In the records below, find the line that contains "Write the D3.js code for this chart." and the line that contains "7.0, 0, 13.0];"; write out exactly those two lines and everything between them, without the pictures.

====== Material for this task ======

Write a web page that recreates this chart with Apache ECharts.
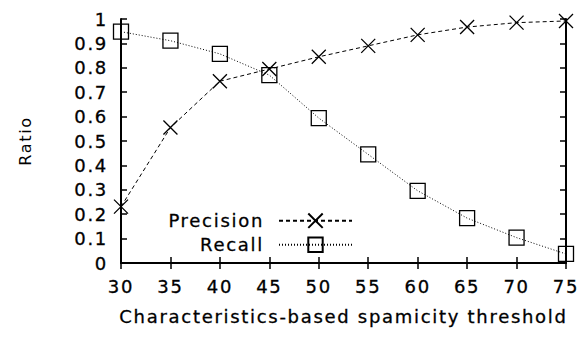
<!DOCTYPE html>
<html><head><meta charset="utf-8">
<script src="https://cdn.jsdelivr.net/npm/echarts@6/dist/echarts.min.js"></script>
<style>html,body{margin:0;padding:0;background:#fff}#c{width:582px;height:339px;letter-spacing:1.7px}</style>
</head><body><div id="c"></div>
<script>
const thresholds = [30, 35, 40, 45, 50, 55, 60, 65, 70, 75];
const precision = [0.231, 0.555, 0.745, 0.795, 0.845, 0.89, 0.935, 0.967, 0.985, 0.992];
const recall = [0.948, 0.911, 0.857, 0.77, 0.594, 0.445, 0.296, 0.184, 0.104, 0.037];
const seriesNames = ['Precision', 'Recall'];
const xName = 'Characteristics-based spamicity threshold';
const yName = 'Ratio';

const FONT = 'DejaVu Sans';
const chart = echarts.init(document.getElementById('c'), null, {renderer: 'svg'});
const frame = {show: true, lineStyle: {color: '#000', width: 2}};
const tick = {show: true, inside: true, length: 6, lineStyle: {color: '#000', width: 1.5}};
const xMark = 'path://M0 0L10 10M10 0L0 10';
const txt = {fontFamily: FONT, fontSize: 18, color: '#000', textBorderColor: '#000', textBorderWidth: 0.3};
function legendCfg(name, top) {
  return {
    data: [name], orient: 'vertical', align: 'right', right: 229, top: top, padding: 0,
    itemWidth: 73, itemHeight: 18, selectedMode: false,
    textStyle: Object.assign({}, txt, {padding: [0, 10, 0, 0]})
  };
}
chart.setOption({
  animation: false,
  backgroundColor: '#fff',
  grid: {left: 121, right: 16, top: 19, bottom: 76},
  legend: [legendCfg(seriesNames[0], 211), legendCfg(seriesNames[1], 235)],
  xAxis: [{
    type: 'value', min: 30, max: 75, interval: 5, position: 'bottom',
    axisLine: frame, axisTick: tick, splitLine: {show: false},
    axisLabel: Object.assign({}, txt, {margin: 14}),
    name: xName, nameLocation: 'middle', nameGap: 44,
    nameTextStyle: txt
  }, {
    type: 'value', min: 30, max: 75, interval: 5, position: 'top',
    axisLine: frame, axisTick: tick, splitLine: {show: false}, axisLabel: {show: false}
  }],
  yAxis: [{
    type: 'value', min: 0, max: 1, interval: 0.1, position: 'left',
    axisLine: frame, axisTick: tick, splitLine: {show: false},
    axisLabel: Object.assign({}, txt, {margin: 13}),
    name: yName, nameLocation: 'middle', nameGap: 88,
    nameTextStyle: Object.assign({}, txt, {fontSize: 16, textBorderWidth: 0})
  }, {
    type: 'value', min: 0, max: 1, interval: 0.1, position: 'right',
    axisLine: frame, axisTick: tick, splitLine: {show: false}, axisLabel: {show: false}
  }],
  series: [{
    name: seriesNames[0], type: 'line', xAxisIndex: 0, yAxisIndex: 0,
    data: thresholds.map((t, i) => [t, precision[i]]),
    symbol: xMark, symbolSize: 14,
    lineStyle: {color: '#000', width: 1, type: [4, 3]},
    itemStyle: {color: 'none', borderColor: '#000', borderWidth: 1.3}
  }, {
    name: seriesNames[1], type: 'line', xAxisIndex: 0, yAxisIndex: 0,
    data: thresholds.map((t, i) => [t, recall[i]]),
    symbol: 'rect', symbolSize: 15,
    lineStyle: {color: '#000', width: 1, type: [1, 2]},
    itemStyle: {color: 'none', borderColor: '#000', borderWidth: 1.3}
  }]
});
</script></body></html>
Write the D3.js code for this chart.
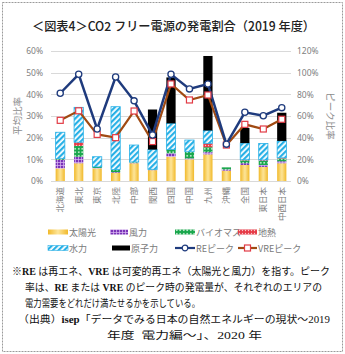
<!DOCTYPE html>
<html>
<head>
<meta charset="utf-8">
<script src="https://cdn.jsdelivr.net/npm/d3@7"></script>
<style>
  html, body { margin: 0; padding: 0; background: #fff; }
  svg { display: block; font-family: "Noto Sans CJK JP", "Noto Sans", sans-serif; }
</style>
</head>
<body>
<div id="chart"></div>
<script>
// regions (bottom axis)
const regions = ["北海道", "東北", "東京", "北陸", "中部", "関西", "四国", "中国", "九州", "沖縄", "全国", "東日本", "中西日本"];

// generation share by source, % (left axis)
const solar      = [5.8, 8.2, 5.8, 3.8, 8.2, 5.0, 11.2, 10.0, 12.3, 4.8, 7.4, 6.5, 8.2];
const wind       = [3.9, 3.0, 0.2, 0.3, 0.3, 0.2, 1.6, 0.4, 1.0, 0.5, 0.8, 0.9, 0.9];
const biomass    = [0.4, 5.0, 0.5, 1.2, 0.3, 0.2, 1.8, 3.1, 2.3, 1.0, 1.3, 1.9, 1.3];
const geothermal = [0.2, 1.7, 0.0, 0.0, 0.0, 0.0, 0.0, 0.0, 1.8, 0.0, 0.3, 0.4, 0.3];
const hydro      = [12.2, 16.1, 4.7, 29.0, 7.8, 9.1, 12.0, 5.4, 5.9, 0.0, 7.7, 7.6, 7.8];
const nuclear    = [0, 0, 0, 0, 0, 18.5, 21.2, 0, 34.4, 0, 7.0, 0, 13.0];

// peak ratios, % (right axis)
const rePeak  = [81, 98.5, 48, 96, 74, 42.5, 98.5, 85, 89.5, 34, 63.4, 60.3, 67.7];
const vrePeak = [56, 64.8, 43, 40, 64.6, 36.4, 89.6, 74.8, 79.4, 33.2, 52.3, 48, 57];

const leftTicks  = [0, 10, 20, 30, 40, 50, 60];
const rightTicks = [0, 20, 40, 60, 80, 100, 120];

const sources = [
    { key: "solar", name: "太陽光", values: solar, fill: "url(#p-solar)" },
    { key: "wind", name: "風力", values: wind, fill: "url(#p-wind)" },
    { key: "biomass", name: "バイオマス", values: biomass, fill: "url(#p-biomass)" },
    { key: "geo", name: "地熱", values: geothermal, fill: "url(#p-geo)" },
    { key: "hydro", name: "水力", values: hydro, fill: "url(#p-hydro)" },
    { key: "nuclear", name: "原子力", values: nuclear, fill: "#000" }
];

const W = 345, H = 354;
const plot = { left: 51, right: 291, top: 51, bottom: 181 };
const axisGrey = "#808080";
const reColor = "#1f3b7d", vreColor = "#a04a12", vreMarker = "#e23b45";

const svg = d3.select("#chart").append("svg")
    .attr("width", W).attr("height", H);

// fill patterns
const defs = svg.append("defs");

const gSolar = defs.append("linearGradient").attr("id", "g-solar")
    .attr("x1", "0").attr("x2", "1").attr("y1", "0").attr("y2", "0");
gSolar.append("stop").attr("offset", "0%").attr("stop-color", "#f1b92a");
gSolar.append("stop").attr("offset", "50%").attr("stop-color", "#fde59a");
gSolar.append("stop").attr("offset", "100%").attr("stop-color", "#f1b92a");
const pSolar = defs.append("pattern").attr("id", "p-solar")
    .attr("patternUnits", "objectBoundingBox").attr("width", 1).attr("height", 1)
    .attr("patternContentUnits", "objectBoundingBox");
pSolar.append("rect").attr("width", 1).attr("height", 1).attr("fill", "url(#g-solar)");

const pWind = defs.append("pattern").attr("id", "p-wind")
    .attr("patternUnits", "userSpaceOnUse").attr("width", 3).attr("height", 3);
pWind.append("rect").attr("width", 3).attr("height", 3).attr("fill", "#7a33b8");
pWind.append("path").attr("d", "M0,0.4H3M0.4,0V3").attr("stroke", "#d9b8f2").attr("stroke-width", 0.8);

const pBio = defs.append("pattern").attr("id", "p-biomass")
    .attr("patternUnits", "userSpaceOnUse").attr("width", 3.5).attr("height", 3.5);
pBio.append("rect").attr("width", 3.5).attr("height", 3.5).attr("fill", "#17a64a");
pBio.append("circle").attr("cx", 1.75).attr("cy", 1.75).attr("r", 0.9).attr("fill", "#e6f7ea");

const pGeo = defs.append("pattern").attr("id", "p-geo")
    .attr("patternUnits", "userSpaceOnUse").attr("width", 3).attr("height", 3);
pGeo.append("rect").attr("width", 3).attr("height", 3).attr("fill", "#e63a46");
pGeo.append("circle").attr("cx", 1.5).attr("cy", 1.5).attr("r", 0.7).attr("fill", "#f8c6ca");

const pHydro = defs.append("pattern").attr("id", "p-hydro")
    .attr("patternUnits", "userSpaceOnUse").attr("width", 4).attr("height", 4)
    .attr("patternTransform", "rotate(45)");
pHydro.append("rect").attr("width", 4).attr("height", 4).attr("fill", "#fff");
pHydro.append("rect").attr("width", 2.2).attr("height", 4).attr("fill", "#27b0e6");

// outer dashed frame
svg.append("rect")
    .attr("x", 2.5).attr("y", 2.5).attr("width", W - 5).attr("height", H - 5)
    .attr("fill", "none").attr("stroke", "#9a9a9a").attr("stroke-dasharray", "2,1");

// title
svg.append("text")
    .attr("x", 32).attr("y", 31)
    .attr("textLength", 283).attr("lengthAdjust", "spacingAndGlyphs")
    .attr("font-size", 12.5).attr("font-weight", 500).attr("fill", "#222")
    .text("＜図表4＞CO2 フリー電源の発電割合（2019 年度）");

// scales
const x = d3.scaleBand()
    .domain(regions)
    .range([plot.left, plot.right])
    .paddingInner(0.5).paddingOuter(0.25);
const y = d3.scaleLinear().domain([0, 60]).range([plot.bottom, plot.top]);
const y2 = d3.scaleLinear().domain([0, 120]).range([plot.bottom, plot.top]);

// gridlines
svg.append("g").selectAll("line")
    .data(leftTicks)
    .join("line")
    .attr("x1", plot.left).attr("x2", plot.right)
    .attr("y1", d => Math.round(y(d)) + 0.5).attr("y2", d => Math.round(y(d)) + 0.5)
    .attr("stroke", "#d9d9d9").attr("stroke-width", 1);

// left axis
const leftAxis = svg.append("g")
    .attr("transform", `translate(${plot.left - 8},0)`)
    .call(d3.axisLeft(y).tickValues(leftTicks).tickFormat(d => d + "%").tickSize(0).tickPadding(0));
leftAxis.select(".domain").remove();
leftAxis.selectAll("text").attr("fill", axisGrey).attr("font-size", 8.5)
    .attr("font-family", "Noto Sans, sans-serif");

// right axis
const rightAxis = svg.append("g")
    .attr("transform", `translate(${plot.right + 6},0)`)
    .call(d3.axisRight(y2).tickValues(rightTicks).tickFormat(d => d + "%").tickSize(0).tickPadding(0));
rightAxis.select(".domain").remove();
rightAxis.selectAll("text").attr("fill", axisGrey).attr("font-size", 8.5)
    .attr("font-family", "Noto Sans, sans-serif");

// axis titles
svg.append("text")
    .attr("transform", `translate(21,${(plot.top + plot.bottom) / 2}) rotate(-90)`)
    .attr("text-anchor", "middle").attr("font-size", 9.5).attr("fill", "#8c8c8c")
    .text("平均比率");
svg.append("text")
    .attr("transform", `translate(327,${(plot.top + plot.bottom) / 2}) rotate(90)`)
    .attr("text-anchor", "middle").attr("font-size", 9.5).attr("fill", "#8c8c8c")
    .text("ピーク比率");

// stacked bars
const table = regions.map((r, i) => {
    const row = { region: r };
    sources.forEach(s => { row[s.key] = s.values[i]; });
    return row;
});
const stacked = d3.stack().keys(sources.map(s => s.key))(table);

svg.append("g").selectAll("g")
    .data(stacked)
    .join("g")
    .attr("fill", (d, i) => sources[i].fill)
    .attr("stroke", (d, i) => sources[i].key === "hydro" ? "#27b0e6" : "none")
    .attr("stroke-width", 0.8)
    .selectAll("rect")
    .data(d => d.filter(v => v[1] - v[0] > 0))
    .join("rect")
    .attr("x", d => x(d.data.region))
    .attr("width", x.bandwidth())
    .attr("y", d => y(d[1]))
    .attr("height", d => y(d[0]) - y(d[1]));

// category labels, rotated
svg.append("g").selectAll("text")
    .data(regions)
    .join("text")
    .attr("transform", d => `translate(${x(d) + x.bandwidth() / 2 + 3},${plot.bottom + 6}) rotate(-90)`)
    .attr("text-anchor", "end")
    .attr("font-size", 8.5).attr("fill", axisGrey)
    .text(d => d);

// peak lines
const cx = d => x(d) + x.bandwidth() / 2;
const line = d3.line().x(d => cx(d.region)).y(d => y2(d.value));
const reData = regions.map((r, i) => ({ region: r, value: rePeak[i] }));
const vreData = regions.map((r, i) => ({ region: r, value: vrePeak[i] }));

svg.append("path").datum(vreData)
    .attr("d", line).attr("fill", "none")
    .attr("stroke", vreColor).attr("stroke-width", 2.2);
svg.append("path").datum(reData)
    .attr("d", line).attr("fill", "none")
    .attr("stroke", reColor).attr("stroke-width", 2.5);

svg.append("g").selectAll("rect")
    .data(vreData)
    .join("rect")
    .attr("x", d => cx(d.region) - 3).attr("y", d => y2(d.value) - 3)
    .attr("width", 6).attr("height", 6)
    .attr("fill", "#fff").attr("stroke", vreMarker).attr("stroke-width", 1.2);
svg.append("g").selectAll("circle")
    .data(reData)
    .join("circle")
    .attr("cx", d => cx(d.region)).attr("cy", d => y2(d.value))
    .attr("r", 3.1)
    .attr("fill", "#fff").attr("stroke", reColor).attr("stroke-width", 1.3);

// legend
const legendFont = 9;
const legendItems = [
    { type: "box", fill: sources[0].fill, label: sources[0].name, x: 48, y: 232, w: 20 },
    { type: "box", fill: sources[1].fill, label: sources[1].name, x: 110, y: 232, w: 18 },
    { type: "box", fill: sources[2].fill, label: sources[2].name, x: 175, y: 232, w: 20 },
    { type: "box", fill: sources[3].fill, label: sources[3].name, x: 238, y: 232, w: 19 },
    { type: "box", fill: sources[4].fill, label: sources[4].name, x: 48, y: 248, w: 20 },
    { type: "box", fill: sources[5].fill, label: sources[5].name, x: 112, y: 248, w: 18 },
    { type: "re", label: "REピーク", x: 175, y: 248, w: 20 },
    { type: "vre", label: "VREピーク", x: 238, y: 248, w: 19 }
];

const lg = svg.append("g").selectAll("g")
    .data(legendItems)
    .join("g")
    .attr("transform", d => `translate(${d.x},${d.y})`);

lg.filter(d => d.type === "box").append("rect")
    .attr("x", 0).attr("y", -2.5).attr("width", d => d.w).attr("height", 5)
    .attr("fill", d => d.fill)
    .attr("stroke", d => d.fill === "url(#p-hydro)" ? "#27b0e6" : "none").attr("stroke-width", 0.6);

lg.filter(d => d.type === "re").call(g => {
    g.append("line").attr("x1", 0).attr("x2", d => d.w).attr("stroke", reColor).attr("stroke-width", 2.2);
    g.append("circle").attr("cx", d => d.w / 2).attr("r", 2.8)
        .attr("fill", "#fff").attr("stroke", reColor).attr("stroke-width", 1.2);
});
lg.filter(d => d.type === "vre").call(g => {
    g.append("line").attr("x1", 0).attr("x2", d => d.w).attr("stroke", vreColor).attr("stroke-width", 2.2);
    g.append("rect").attr("x", d => d.w / 2 - 3).attr("y", -3).attr("width", 6).attr("height", 6)
        .attr("fill", "#fff").attr("stroke", vreMarker).attr("stroke-width", 1.2);
});

lg.append("text")
    .attr("x", d => d.w + 1).attr("y", 3.5)
    .attr("font-size", legendFont).attr("fill", "#7a7a7a")
    .text(d => d.label);

// footnote
const noteFont = "'Liberation Serif', 'Noto Sans CJK JP', serif";
const notes = [
    { x: 12, y: 275, len: 318, parts: [["※", 0], ["RE", 1], [" は再エネ、", 0], ["VRE", 1], [" は可変的再エネ（太陽光と風力）を指す。ピーク", 0]] },
    { x: 25, y: 291, len: 297, parts: [["率は、", 0], ["RE", 1], [" または ", 0], ["VRE", 1], [" のピーク時の発電量が、それぞれのエリアの", 0]] },
    { x: 25, y: 307, len: 175, parts: [["電力需要をどれだけ満たせるかを示している。", 0]] },
    { x: 18, y: 323, len: 312, parts: [["（出典）", 0], ["isep", 1], ["「データでみる日本の自然エネルギーの現状～2019", 0]] },
    { x: 107, y: 339, len: 155, parts: [["年度  電力編～」、2020 年", 0]] }
];

svg.append("g").selectAll("text")
    .data(notes)
    .join("text")
    .attr("x", d => d.x).attr("y", d => d.y)
    .attr("textLength", d => d.len).attr("lengthAdjust", "spacingAndGlyphs")
    .attr("font-size", 10).attr("fill", "#111")
    .style("font-family", noteFont)
    .style("white-space", "pre")
    .selectAll("tspan")
    .data(d => d.parts)
    .join("tspan")
    .attr("font-weight", d => d[1] ? "bold" : "normal")
    .text(d => d[0]);
</script>
</body>
</html>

======

> **Expected output**
Write the D3.js code for this chart.
<!DOCTYPE html>
<html>
<head>
<meta charset="utf-8">
<script src="https://cdn.jsdelivr.net/npm/d3@7"></script>
<style>
  html, body { margin: 0; padding: 0; background: #fff; }
  svg { display: block; font-family: "Noto Sans CJK JP", "Noto Sans", sans-serif; }
</style>
</head>
<body>
<div id="chart"></div>
<script>
// regions (bottom axis)
const regions = ["北海道", "東北", "東京", "北陸", "中部", "関西", "四国", "中国", "九州", "沖縄", "全国", "東日本", "中西日本"];

// generation share by source, % (left axis)
const solar      = [5.8, 8.2, 5.8, 3.8, 8.2, 5.0, 11.2, 10.0, 12.3, 4.8, 7.4, 6.5, 8.2];
const wind       = [3.9, 3.0, 0.2, 0.3, 0.3, 0.2, 1.6, 0.4, 1.0, 0.5, 0.8, 0.9, 0.9];
const biomass    = [0.4, 5.0, 0.5, 1.2, 0.3, 0.2, 1.8, 3.1, 2.3, 1.0, 1.3, 1.9, 1.3];
const geothermal = [0.2, 1.7, 0.0, 0.0, 0.0, 0.0, 0.0, 0.0, 1.8, 0.0, 0.3, 0.4, 0.3];
const hydro      = [12.2, 16.1, 4.7, 29.0, 7.8, 9.1, 12.0, 5.4, 5.9, 0.0, 7.7, 7.6, 7.8];
const nuclear    = [0, 0, 0, 0, 0, 18.5, 21.2, 0, 34.4, 0, 7.0, 0, 13.0];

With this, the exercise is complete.